** BEGIN Dataset excerpt **
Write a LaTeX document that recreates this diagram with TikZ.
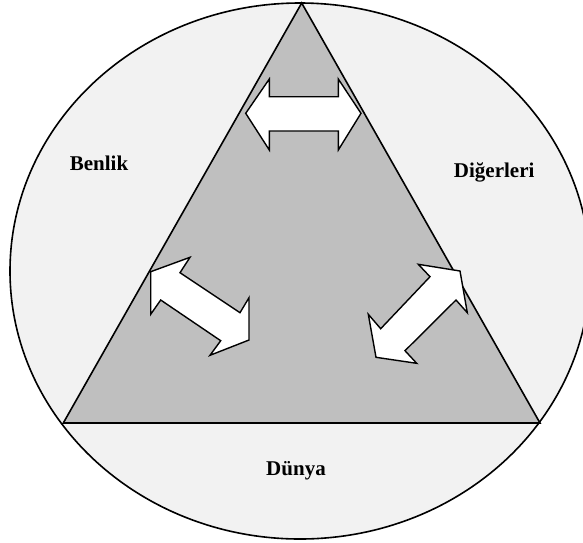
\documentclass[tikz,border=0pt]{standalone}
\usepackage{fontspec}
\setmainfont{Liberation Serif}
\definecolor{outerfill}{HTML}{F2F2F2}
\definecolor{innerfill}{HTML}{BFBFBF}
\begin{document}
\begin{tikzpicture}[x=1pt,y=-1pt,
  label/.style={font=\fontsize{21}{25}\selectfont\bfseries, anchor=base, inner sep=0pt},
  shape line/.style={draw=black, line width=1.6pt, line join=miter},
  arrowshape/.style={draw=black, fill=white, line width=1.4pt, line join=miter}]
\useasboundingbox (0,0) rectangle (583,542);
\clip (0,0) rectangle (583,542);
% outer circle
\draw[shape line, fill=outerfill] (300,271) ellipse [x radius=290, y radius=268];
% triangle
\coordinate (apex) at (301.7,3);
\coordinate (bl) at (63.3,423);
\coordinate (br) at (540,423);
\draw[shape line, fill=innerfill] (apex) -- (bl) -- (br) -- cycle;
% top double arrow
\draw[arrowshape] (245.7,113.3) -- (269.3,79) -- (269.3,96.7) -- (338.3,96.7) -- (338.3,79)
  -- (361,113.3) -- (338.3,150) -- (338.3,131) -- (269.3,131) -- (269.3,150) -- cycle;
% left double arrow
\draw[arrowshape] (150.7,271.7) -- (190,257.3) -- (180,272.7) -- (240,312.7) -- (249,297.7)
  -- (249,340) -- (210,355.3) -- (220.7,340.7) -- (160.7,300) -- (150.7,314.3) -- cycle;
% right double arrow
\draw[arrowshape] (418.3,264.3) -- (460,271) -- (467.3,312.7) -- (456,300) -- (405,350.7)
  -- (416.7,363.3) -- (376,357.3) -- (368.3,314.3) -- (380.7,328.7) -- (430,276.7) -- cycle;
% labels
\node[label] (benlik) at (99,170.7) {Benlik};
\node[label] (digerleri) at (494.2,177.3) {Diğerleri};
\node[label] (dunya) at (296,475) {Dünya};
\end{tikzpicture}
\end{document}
** END Dataset excerpt **
Written request:
Without including any pictures, print all of the material exactly as given.

Answer to this exercise:
Write a LaTeX document that recreates this diagram with TikZ.
\documentclass[tikz,border=0pt]{standalone}
\usepackage{fontspec}
\setmainfont{Liberation Serif}
\definecolor{outerfill}{HTML}{F2F2F2}
\definecolor{innerfill}{HTML}{BFBFBF}
\begin{document}
\begin{tikzpicture}[x=1pt,y=-1pt,
  label/.style={font=\fontsize{21}{25}\selectfont\bfseries, anchor=base, inner sep=0pt},
  shape line/.style={draw=black, line width=1.6pt, line join=miter},
  arrowshape/.style={draw=black, fill=white, line width=1.4pt, line join=miter}]
\useasboundingbox (0,0) rectangle (583,542);
\clip (0,0) rectangle (583,542);
% outer circle
\draw[shape line, fill=outerfill] (300,271) ellipse [x radius=290, y radius=268];
% triangle
\coordinate (apex) at (301.7,3);
\coordinate (bl) at (63.3,423);
\coordinate (br) at (540,423);
\draw[shape line, fill=innerfill] (apex) -- (bl) -- (br) -- cycle;
% top double arrow
\draw[arrowshape] (245.7,113.3) -- (269.3,79) -- (269.3,96.7) -- (338.3,96.7) -- (338.3,79)
  -- (361,113.3) -- (338.3,150) -- (338.3,131) -- (269.3,131) -- (269.3,150) -- cycle;
% left double arrow
\draw[arrowshape] (150.7,271.7) -- (190,257.3) -- (180,272.7) -- (240,312.7) -- (249,297.7)
  -- (249,340) -- (210,355.3) -- (220.7,340.7) -- (160.7,300) -- (150.7,314.3) -- cycle;
% right double arrow
\draw[arrowshape] (418.3,264.3) -- (460,271) -- (467.3,312.7) -- (456,300) -- (405,350.7)
  -- (416.7,363.3) -- (376,357.3) -- (368.3,314.3) -- (380.7,328.7) -- (430,276.7) -- cycle;
% labels
\node[label] (benlik) at (99,170.7) {Benlik};
\node[label] (digerleri) at (494.2,177.3) {Diğerleri};
\node[label] (dunya) at (296,475) {Dünya};
\end{tikzpicture}
\end{document}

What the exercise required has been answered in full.